(Plotting code records)

▬▬▬

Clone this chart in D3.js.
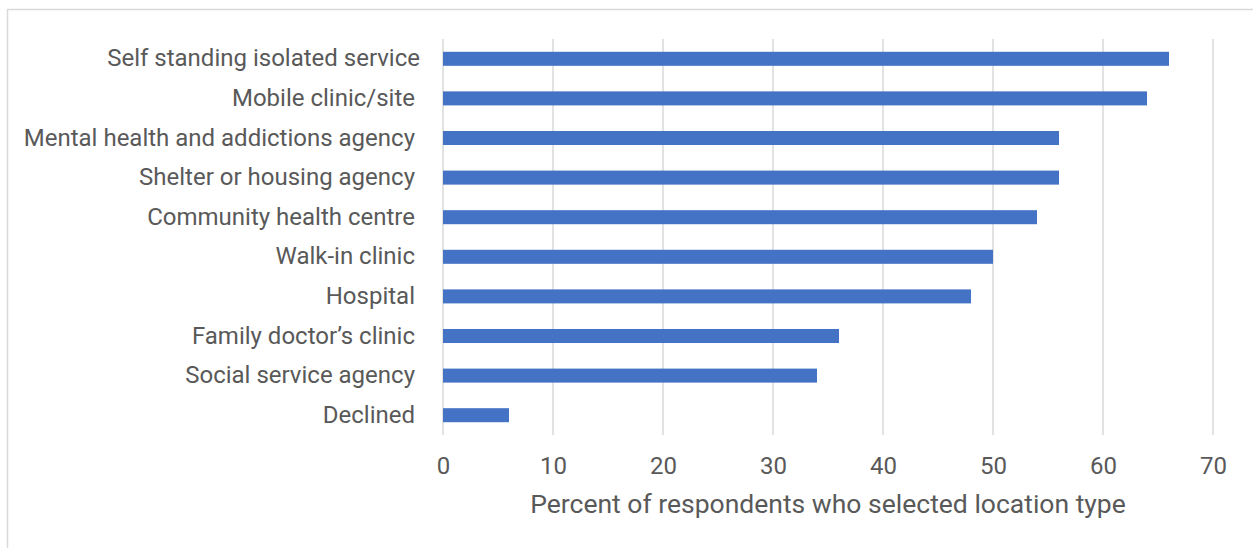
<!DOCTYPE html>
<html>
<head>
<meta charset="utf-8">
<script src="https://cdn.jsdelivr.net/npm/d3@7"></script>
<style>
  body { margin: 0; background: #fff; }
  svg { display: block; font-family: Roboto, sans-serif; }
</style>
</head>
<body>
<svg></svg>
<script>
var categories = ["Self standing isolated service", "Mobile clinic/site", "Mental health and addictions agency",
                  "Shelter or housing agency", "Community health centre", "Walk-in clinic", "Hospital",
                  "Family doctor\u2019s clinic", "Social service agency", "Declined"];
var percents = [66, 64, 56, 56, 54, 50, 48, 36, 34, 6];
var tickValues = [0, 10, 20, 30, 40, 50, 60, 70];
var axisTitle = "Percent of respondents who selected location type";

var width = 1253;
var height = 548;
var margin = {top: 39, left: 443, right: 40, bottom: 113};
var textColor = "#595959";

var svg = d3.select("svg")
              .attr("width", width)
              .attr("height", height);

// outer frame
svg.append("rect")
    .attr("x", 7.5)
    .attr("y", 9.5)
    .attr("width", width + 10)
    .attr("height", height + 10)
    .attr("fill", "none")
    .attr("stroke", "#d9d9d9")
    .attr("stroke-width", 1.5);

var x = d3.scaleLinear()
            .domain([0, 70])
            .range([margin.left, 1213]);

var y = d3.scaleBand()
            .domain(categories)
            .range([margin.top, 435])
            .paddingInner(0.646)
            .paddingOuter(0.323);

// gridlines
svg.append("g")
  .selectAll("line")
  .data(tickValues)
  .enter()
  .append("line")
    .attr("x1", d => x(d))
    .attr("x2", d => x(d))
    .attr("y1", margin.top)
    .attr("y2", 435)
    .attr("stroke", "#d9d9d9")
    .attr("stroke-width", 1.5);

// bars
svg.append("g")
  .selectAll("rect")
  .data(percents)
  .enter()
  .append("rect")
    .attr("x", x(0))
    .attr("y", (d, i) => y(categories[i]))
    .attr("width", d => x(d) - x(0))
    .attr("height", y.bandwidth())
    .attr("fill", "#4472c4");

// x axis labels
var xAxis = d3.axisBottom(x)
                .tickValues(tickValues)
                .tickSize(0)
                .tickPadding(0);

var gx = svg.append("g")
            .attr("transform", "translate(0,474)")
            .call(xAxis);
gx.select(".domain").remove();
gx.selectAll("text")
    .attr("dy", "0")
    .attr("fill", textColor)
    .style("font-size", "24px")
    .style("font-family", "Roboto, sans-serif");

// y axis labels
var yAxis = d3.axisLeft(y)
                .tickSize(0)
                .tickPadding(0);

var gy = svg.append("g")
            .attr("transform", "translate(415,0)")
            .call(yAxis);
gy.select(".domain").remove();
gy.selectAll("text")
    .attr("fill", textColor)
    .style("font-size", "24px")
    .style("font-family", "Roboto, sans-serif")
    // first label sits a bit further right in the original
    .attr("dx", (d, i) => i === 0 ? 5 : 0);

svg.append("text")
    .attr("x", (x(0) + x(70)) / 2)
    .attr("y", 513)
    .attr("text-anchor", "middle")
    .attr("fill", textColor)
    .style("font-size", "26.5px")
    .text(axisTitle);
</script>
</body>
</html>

▬▬▬

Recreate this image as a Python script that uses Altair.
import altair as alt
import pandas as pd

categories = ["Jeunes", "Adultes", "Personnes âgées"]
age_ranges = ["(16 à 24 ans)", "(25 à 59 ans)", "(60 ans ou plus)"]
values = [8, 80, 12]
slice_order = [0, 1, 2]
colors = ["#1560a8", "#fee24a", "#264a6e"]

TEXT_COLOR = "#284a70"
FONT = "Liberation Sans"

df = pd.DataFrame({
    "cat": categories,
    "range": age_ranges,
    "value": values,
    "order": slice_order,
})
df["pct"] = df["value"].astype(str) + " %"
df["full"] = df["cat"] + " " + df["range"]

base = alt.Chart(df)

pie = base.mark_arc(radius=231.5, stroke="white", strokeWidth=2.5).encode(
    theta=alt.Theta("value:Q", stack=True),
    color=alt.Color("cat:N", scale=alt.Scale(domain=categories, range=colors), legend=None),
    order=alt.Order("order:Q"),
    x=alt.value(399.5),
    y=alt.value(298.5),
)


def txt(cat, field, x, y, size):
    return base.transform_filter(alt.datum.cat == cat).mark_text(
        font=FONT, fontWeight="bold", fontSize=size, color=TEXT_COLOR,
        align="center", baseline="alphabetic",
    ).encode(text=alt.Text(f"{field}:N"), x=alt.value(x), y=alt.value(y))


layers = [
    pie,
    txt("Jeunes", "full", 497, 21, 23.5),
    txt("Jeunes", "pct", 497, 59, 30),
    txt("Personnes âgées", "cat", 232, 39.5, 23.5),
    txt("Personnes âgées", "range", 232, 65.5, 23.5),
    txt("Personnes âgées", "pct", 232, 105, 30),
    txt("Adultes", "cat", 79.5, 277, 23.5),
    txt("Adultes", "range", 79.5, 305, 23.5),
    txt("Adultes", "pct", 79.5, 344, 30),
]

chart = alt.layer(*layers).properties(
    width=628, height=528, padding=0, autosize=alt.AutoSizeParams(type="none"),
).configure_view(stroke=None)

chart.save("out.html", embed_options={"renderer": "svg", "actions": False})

▬▬▬

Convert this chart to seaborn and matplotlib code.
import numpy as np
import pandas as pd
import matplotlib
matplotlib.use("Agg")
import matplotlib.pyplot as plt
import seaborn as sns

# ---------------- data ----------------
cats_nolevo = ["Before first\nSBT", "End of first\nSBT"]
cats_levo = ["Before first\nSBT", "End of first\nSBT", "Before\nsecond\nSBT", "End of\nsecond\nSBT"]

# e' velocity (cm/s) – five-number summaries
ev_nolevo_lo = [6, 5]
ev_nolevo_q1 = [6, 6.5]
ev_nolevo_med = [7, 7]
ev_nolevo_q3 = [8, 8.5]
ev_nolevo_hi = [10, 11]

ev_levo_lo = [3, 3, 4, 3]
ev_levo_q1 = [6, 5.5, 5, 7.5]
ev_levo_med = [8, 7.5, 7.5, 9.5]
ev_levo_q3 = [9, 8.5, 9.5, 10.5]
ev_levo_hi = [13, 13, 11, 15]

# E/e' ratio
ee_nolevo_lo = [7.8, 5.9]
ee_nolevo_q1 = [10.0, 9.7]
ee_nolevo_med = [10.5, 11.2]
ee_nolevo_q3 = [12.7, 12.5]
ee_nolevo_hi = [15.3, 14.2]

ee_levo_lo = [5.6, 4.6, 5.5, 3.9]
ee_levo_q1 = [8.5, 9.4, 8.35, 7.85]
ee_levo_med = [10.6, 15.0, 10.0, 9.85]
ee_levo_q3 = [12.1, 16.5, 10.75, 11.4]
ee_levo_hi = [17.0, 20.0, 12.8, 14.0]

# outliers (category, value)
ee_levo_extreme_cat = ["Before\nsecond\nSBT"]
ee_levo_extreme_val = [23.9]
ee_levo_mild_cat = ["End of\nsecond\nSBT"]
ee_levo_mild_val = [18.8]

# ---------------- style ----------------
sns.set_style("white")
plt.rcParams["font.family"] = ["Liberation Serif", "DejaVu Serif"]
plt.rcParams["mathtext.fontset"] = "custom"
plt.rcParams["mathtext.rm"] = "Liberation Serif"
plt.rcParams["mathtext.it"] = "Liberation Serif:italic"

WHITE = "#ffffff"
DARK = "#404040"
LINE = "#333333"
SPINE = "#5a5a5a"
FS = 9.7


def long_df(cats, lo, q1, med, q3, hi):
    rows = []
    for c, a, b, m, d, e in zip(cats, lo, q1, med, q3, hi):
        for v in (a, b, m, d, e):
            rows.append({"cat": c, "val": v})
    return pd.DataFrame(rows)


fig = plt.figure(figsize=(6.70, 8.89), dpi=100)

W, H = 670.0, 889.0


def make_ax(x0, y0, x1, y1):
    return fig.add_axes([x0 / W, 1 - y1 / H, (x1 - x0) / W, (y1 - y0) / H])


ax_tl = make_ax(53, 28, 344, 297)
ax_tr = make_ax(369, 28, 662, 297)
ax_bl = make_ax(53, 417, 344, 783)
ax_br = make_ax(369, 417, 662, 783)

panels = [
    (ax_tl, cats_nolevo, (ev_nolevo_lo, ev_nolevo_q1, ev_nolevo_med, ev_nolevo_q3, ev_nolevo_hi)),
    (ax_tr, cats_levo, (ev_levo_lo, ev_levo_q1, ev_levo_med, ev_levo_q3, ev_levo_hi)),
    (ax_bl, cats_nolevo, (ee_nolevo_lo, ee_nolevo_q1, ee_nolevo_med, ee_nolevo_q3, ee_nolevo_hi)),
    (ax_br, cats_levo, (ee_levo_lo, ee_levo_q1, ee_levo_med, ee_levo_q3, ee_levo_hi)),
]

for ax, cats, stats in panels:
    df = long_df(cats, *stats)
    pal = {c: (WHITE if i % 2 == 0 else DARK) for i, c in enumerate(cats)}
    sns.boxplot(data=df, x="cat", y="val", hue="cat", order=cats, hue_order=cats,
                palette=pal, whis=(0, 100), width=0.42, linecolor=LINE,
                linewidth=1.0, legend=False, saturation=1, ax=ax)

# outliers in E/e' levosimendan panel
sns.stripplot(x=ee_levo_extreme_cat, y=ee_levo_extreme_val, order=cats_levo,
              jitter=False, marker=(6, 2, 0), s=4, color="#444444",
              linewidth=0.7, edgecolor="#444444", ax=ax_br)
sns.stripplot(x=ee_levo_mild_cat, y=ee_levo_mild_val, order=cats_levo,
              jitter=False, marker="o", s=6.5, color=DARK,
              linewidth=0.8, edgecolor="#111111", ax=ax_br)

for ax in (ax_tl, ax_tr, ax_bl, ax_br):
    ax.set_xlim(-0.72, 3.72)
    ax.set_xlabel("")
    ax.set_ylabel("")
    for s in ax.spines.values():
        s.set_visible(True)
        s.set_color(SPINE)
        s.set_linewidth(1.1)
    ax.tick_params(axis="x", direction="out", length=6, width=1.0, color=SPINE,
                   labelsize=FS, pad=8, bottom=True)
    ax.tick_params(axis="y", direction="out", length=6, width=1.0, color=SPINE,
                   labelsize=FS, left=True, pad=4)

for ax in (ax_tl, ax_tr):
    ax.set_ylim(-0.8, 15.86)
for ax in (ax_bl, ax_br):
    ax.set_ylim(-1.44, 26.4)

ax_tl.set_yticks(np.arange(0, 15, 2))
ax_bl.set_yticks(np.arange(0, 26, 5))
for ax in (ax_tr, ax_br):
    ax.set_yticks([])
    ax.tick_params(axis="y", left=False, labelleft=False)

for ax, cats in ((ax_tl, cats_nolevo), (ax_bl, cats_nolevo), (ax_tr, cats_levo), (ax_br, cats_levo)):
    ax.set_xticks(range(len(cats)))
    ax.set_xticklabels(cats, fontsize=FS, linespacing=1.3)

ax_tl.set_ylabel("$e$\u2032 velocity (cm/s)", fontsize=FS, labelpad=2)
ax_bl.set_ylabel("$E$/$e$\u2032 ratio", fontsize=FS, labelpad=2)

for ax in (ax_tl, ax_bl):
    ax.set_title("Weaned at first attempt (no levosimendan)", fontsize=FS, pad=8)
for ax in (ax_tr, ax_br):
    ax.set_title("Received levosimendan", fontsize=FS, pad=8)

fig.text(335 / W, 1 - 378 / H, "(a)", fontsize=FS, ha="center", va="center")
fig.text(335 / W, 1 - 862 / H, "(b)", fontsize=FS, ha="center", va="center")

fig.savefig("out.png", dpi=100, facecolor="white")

▬▬▬

Work instructions =>
Show each line of the listing that holds the string "this".

Written solution =>
Clone this chart in D3.js.
Recreate this image as a Python script that uses Altair.
Convert this chart to seaborn and matplotlib code.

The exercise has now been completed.